Matt joins the coal train hauling a priceless cargo of coal through Pennsylvania from mine to power plant. Getting the train, which weighs 1,400 tons when full, over the Allegheny mountains can be quite a challenge. Matt pitches in with the crew as they load up the train and learns how the Nazis tried to blow the tracks during World War II.
Going from the port of Los Angeles to Dallas/Fort Worth, this high-priority freight train, one of Matt's longtime favorites, brings goods from the Far East to stores across the US. In this episode Matt endures the searing heat of the Mojave desert, gets drenched in New Mexico rainstorms and rides through an earthquake-proof trench that runs the length of downtown LA. The episode also covers the first train robbers in the US.
The Amtrak Acela is the fastest train in America, with speeds reaching 150 mph. Running from Washington, DC to Boston, this passenger train is a high-tech wonder that runs on lines dating to the Great Depression. The train is powered by high-voltage overhead electrical wires. Matt meets the workers who are just inches from possible electrocution on a daily basis. The production team for EXTREME TRAINS had to pass a special training course before they were allowed to film there. This episode also looks at historic Penn Station and why it had to be demolished in order to save the railroads.

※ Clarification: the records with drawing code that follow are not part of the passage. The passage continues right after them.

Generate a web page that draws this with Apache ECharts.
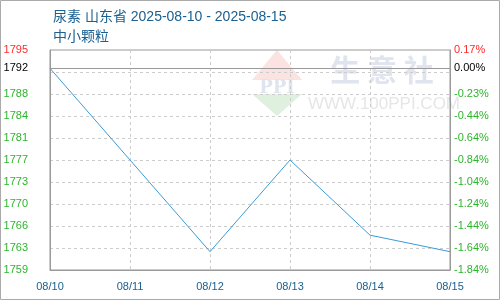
<!DOCTYPE html>
<html>
<head>
<meta charset="utf-8">
<style>html,body{margin:0;padding:0;background:#fff}#c{width:500px;height:300px}</style>
<script src="https://cdn.jsdelivr.net/npm/echarts@6/dist/echarts.min.js"></script>
</head>
<body>
<div id="c"></div>
<script>
const titleText = '尿素 山东省 2025-08-10 - 2025-08-15';
const subtitleText = '中小颗粒';
const categories = ['08/10', '08/11', '08/12', '08/13', '08/14', '08/15'];
const prices = [1792, 1777, 1762, 1777, 1764.7, 1762];
const baseline = 1792;
const axisMin = 1759;
const axisMax = 1795;
const axisStep = 3.6;
const hiddenTick = 1791.4;

const chart = echarts.init(document.getElementById('c'));
const font = "'Liberation Sans','Noto Sans CJK SC',sans-serif";
function isHidden(v){ return Math.abs(+v - hiddenTick) < 0.01; }
function tickColor(v){ return (+v >= axisMax - 0.01) ? '#ff2a2a' : '#2db52d'; }

chart.setOption({
  animation: false,
  textStyle: { fontFamily: font },
  title: [
    { text: titleText, left: 48, top: 5, textStyle: { color: '#1a6090', fontSize: 14, fontWeight: 'normal', fontFamily: font } },
    { text: subtitleText, left: 48, top: 25, textStyle: { color: '#1a6090', fontSize: 14, fontWeight: 'normal', fontFamily: font } }
  ],
  graphic: [
    { type: 'rect', shape: { x: 0.5, y: 0.5, width: 499, height: 299 }, style: { fill: 'none', stroke: '#aaa', lineWidth: 1 }, z: -20, silent: true },
    { type: 'polygon', shape: { points: [[277, 50], [302, 80], [252, 80]] }, style: { fill: '#fbe3e1' }, z: -10, silent: true },
    { type: 'polygon', shape: { points: [[252, 94], [302, 94], [277, 116]] }, style: { fill: '#dff0df' }, z: -10, silent: true },
    { type: 'text', style: { text: 'PPI', x: 277, y: 88, align: 'center', verticalAlign: 'middle', fill: '#dfe4ef', font: 'bold 18px "DejaVu Serif", serif' }, z: -10, silent: true },
    { type: 'text', style: { text: '生 意 社', x: 382, y: 70, align: 'center', verticalAlign: 'middle', fill: '#dfe4ee', font: 'bold 30px "Noto Sans CJK SC", sans-serif' }, z: -10, silent: true },
    { type: 'text', style: { text: 'WWW.100PPI.COM', x: 384, y: 104, align: 'center', verticalAlign: 'middle', fill: '#e6e6e6', font: '17px "Liberation Sans", sans-serif' }, z: -10, silent: true }
  ],
  grid: { left: 50, right: 50, top: 50, bottom: 30, show: true, borderColor: '#999', borderWidth: 1, containLabel: false },
  xAxis: {
    type: 'category',
    data: categories,
    boundaryGap: false,
    axisLine: { show: true, lineStyle: { color: '#999' } },
    axisTick: { show: false },
    axisLabel: { color: '#1a6090', fontSize: 11, margin: 11, fontFamily: font },
    splitLine: { show: true, lineStyle: { color: '#ccc', type: [3, 3] } }
  },
  yAxis: [
    {
      type: 'value', min: axisMin, max: axisMax, interval: axisStep, position: 'left',
      axisLine: { show: true, lineStyle: { color: '#999' } },
      axisTick: { show: false },
      axisLabel: {
        fontSize: 11, margin: 22, fontFamily: font,
        formatter: v => isHidden(v) ? '' : String(Math.round(v)),
        color: v => tickColor(v)
      },
      splitLine: { show: true, lineStyle: { color: '#ccc', type: [3, 3] } }
    },
    {
      type: 'value', min: axisMin, max: axisMax, interval: axisStep, position: 'right',
      axisLine: { show: true, lineStyle: { color: '#999' } },
      axisTick: { show: false },
      axisLabel: {
        fontSize: 11, margin: 4, fontFamily: font,
        formatter: v => isHidden(v) ? '' : ((v - baseline) / baseline * 100).toFixed(2) + '%',
        color: v => tickColor(v)
      },
      splitLine: { show: false }
    }
  ],
  series: [{
    type: 'line',
    data: prices,
    symbol: 'none',
    lineStyle: { color: '#3a9ad9', width: 1 },
    itemStyle: { color: '#3a9ad9' },
    markLine: {
      silent: true,
      symbol: 'none',
      animation: false,
      lineStyle: { color: '#999', type: 'solid', width: 1 },
      data: [
        { yAxis: baseline, label: { position: 'start', distance: 22, formatter: String(baseline), color: '#000', fontSize: 11, fontFamily: font } },
        { yAxis: baseline, label: { position: 'end', distance: 4, formatter: '0.00%', color: '#000', fontSize: 11, fontFamily: font } }
      ]
    }
  }]
});
</script>
</body>
</html>
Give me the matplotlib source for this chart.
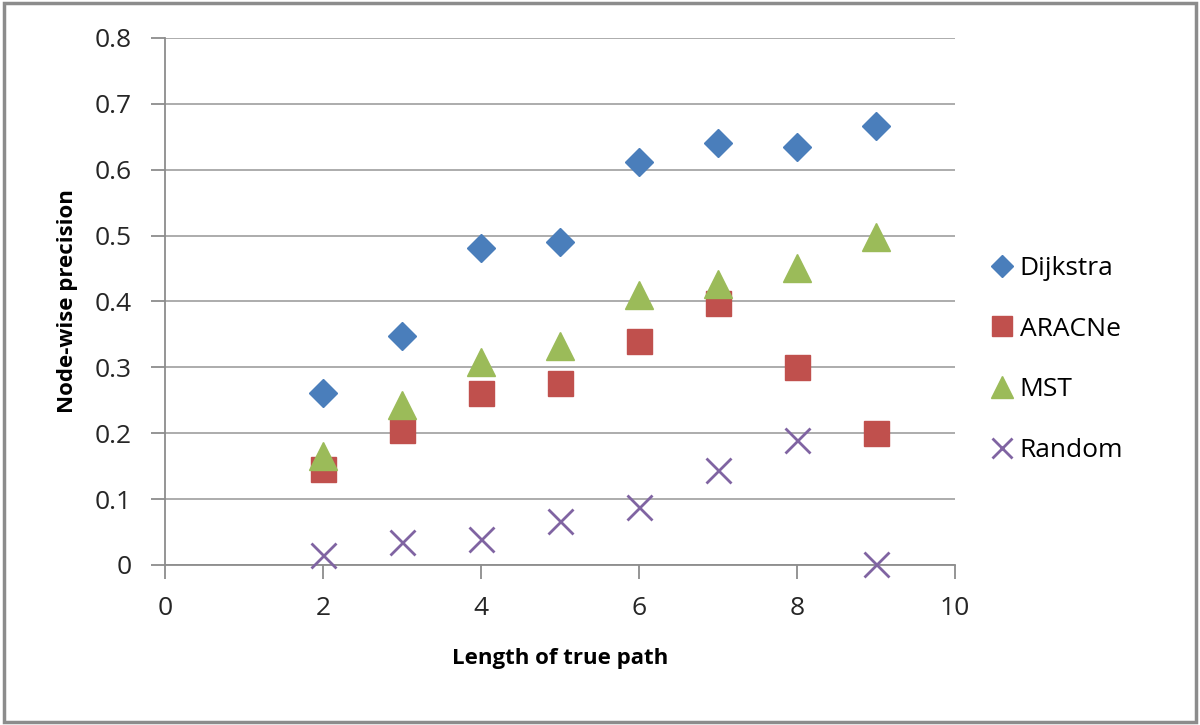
import matplotlib
matplotlib.use("Agg")
import matplotlib.pyplot as plt
from matplotlib.patches import Rectangle

plt.rcParams['font.family'] = ['Open Sans', 'DejaVu Sans']

x = [2, 3, 4, 5, 6, 7, 8, 9]
dijkstra = [0.261, 0.347, 0.481, 0.490, 0.612, 0.640, 0.634, 0.666]
aracne = [0.146, 0.205, 0.261, 0.276, 0.340, 0.398, 0.300, 0.200]
mst = [0.165, 0.243, 0.308, 0.332, 0.410, 0.426, 0.451, 0.498]
random_ = [0.015, 0.035, 0.040, 0.067, 0.088, 0.144, 0.190, 0.002]

fig = plt.figure(figsize=(12, 7.25), dpi=100)
fig.patches.append(Rectangle((0.003, 0.004), 0.994, 0.992, transform=fig.transFigure,
                             fill=False, edgecolor='#8c8c8c', linewidth=2.5))
ax = fig.add_axes([0.1375, 0.2207, 0.6583, 0.7269])

ax.plot(x, dijkstra, linestyle='none', marker='D', markersize=14, color='#4A7EBB', label='Dijkstra', zorder=3, clip_on=False)
ax.plot(x, aracne, linestyle='none', marker='s', markersize=18, color='#C0504D', label='ARACNe', zorder=3, clip_on=False)
ax.plot(x, mst, linestyle='none', marker='^', markersize=20, color='#9BBB59', label='MST', zorder=4, clip_on=False)
ax.plot(x, random_, linestyle='none', marker='x', markersize=18, markeredgewidth=2, color='#8064A2', label='Random', zorder=3, clip_on=False)

ax.set_xlim(0, 10)
ax.set_ylim(0, 0.8)
ax.set_xticks([0, 2, 4, 6, 8, 10])
ax.set_yticks([0, 0.1, 0.2, 0.3, 0.4, 0.5, 0.6, 0.7, 0.8])
ax.set_yticklabels(['0', '0.1', '0.2', '0.3', '0.4', '0.5', '0.6', '0.7', '0.8'])
ax.grid(axis='y', color='#a6a6a6', linewidth=1.3)
ax.set_axisbelow(True)
for s in ['top', 'right']:
    ax.spines[s].set_visible(False)
for s in ['left', 'bottom']:
    ax.spines[s].set_color('#8c8c8c')
    ax.spines[s].set_linewidth(1.3)
ax.tick_params(axis='both', which='major', direction='out', length=10, width=1.3, color='#8c8c8c',
               labelsize=19, labelcolor='#262626')
ax.tick_params(axis='y', pad=14)
ax.tick_params(axis='x', pad=12)

ax.set_xlabel('Length of true path', fontsize=16, fontweight='bold', labelpad=20)
ax.set_ylabel('Node-wise precision', fontsize=16, fontweight='bold', labelpad=12)

leg = ax.legend(loc='center left', bbox_to_anchor=(1.01, 0.39), frameon=False, fontsize=19,
                handletextpad=0.05, labelspacing=1.35, handlelength=1.2, markerscale=0.8)

fig.savefig('out.png', dpi=100)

Union Pacific's refrigeration train is simply the coolest… On its cross-country trip from Wallula, Washington, to Schenectady, New York, it employs hi-tech mobile refrigeration technology to keep its produce intact and fresh. Even the railcars themselves are loaded inside a cooled facility so as not to break the cold chain for this delicate cargo. Also in this episode: how trains and trucks battled for business in the 1950s.
The Union Pacific's famous 844 steam locomotive, built in 1944, is the longest-running steam train in America. It still runs on UP's mainlines today. Matt rides the 844 on its annual outing, taking 750 rail fans from Denver to the biggest rodeo in the world in Cheyenne, Wyoming. This train is so popular that traffic jams form along the tracks when it runs, as people "chase the train." This episode also looks at the gold rush of the 1850s.
This train running from Chicago to Seattle is the busiest passenger train in America. The route passes through America's longest tunnel where Matt finds out how the railroad keeps passengers from choking to death and how to keep the tracks from flooding. In the Cascade Mountains he learns what it takes to the keep the rails clear of snow drifts over a dozen feet high! This episode covers how James J. Hill built the Great Northern Railroad; and the Wellington avalanche disaster. It features some of America's most beautiful scenery in Montana's Glacier National Park.
All board the longest privately owned train in the world, the circus train from Ringling Brothers and Barnum & Bailey! PT Barnum's circus train started in the 1870s; and the US military used circus loading techniques in World War I. Matt and the circus race against the clock to dismantle tons of equipment and get it on the rails. As they travel from Baltimore to the Washington, DC corridor in the dead of night, Matt discovers the less glamorous side to the greatest show on earth.
Matt rides the busiest freight line anywhere, Union Pacific's Omaha to Sacramento — on a route that crosses the world's longest rail causeway, though the world's largest rail yard and over the fearsome Donner Pass, where Matt and the train crews must free the tracks from huge blocks of ice. The episode covers the building of the transcontinental railroad in the 1860s.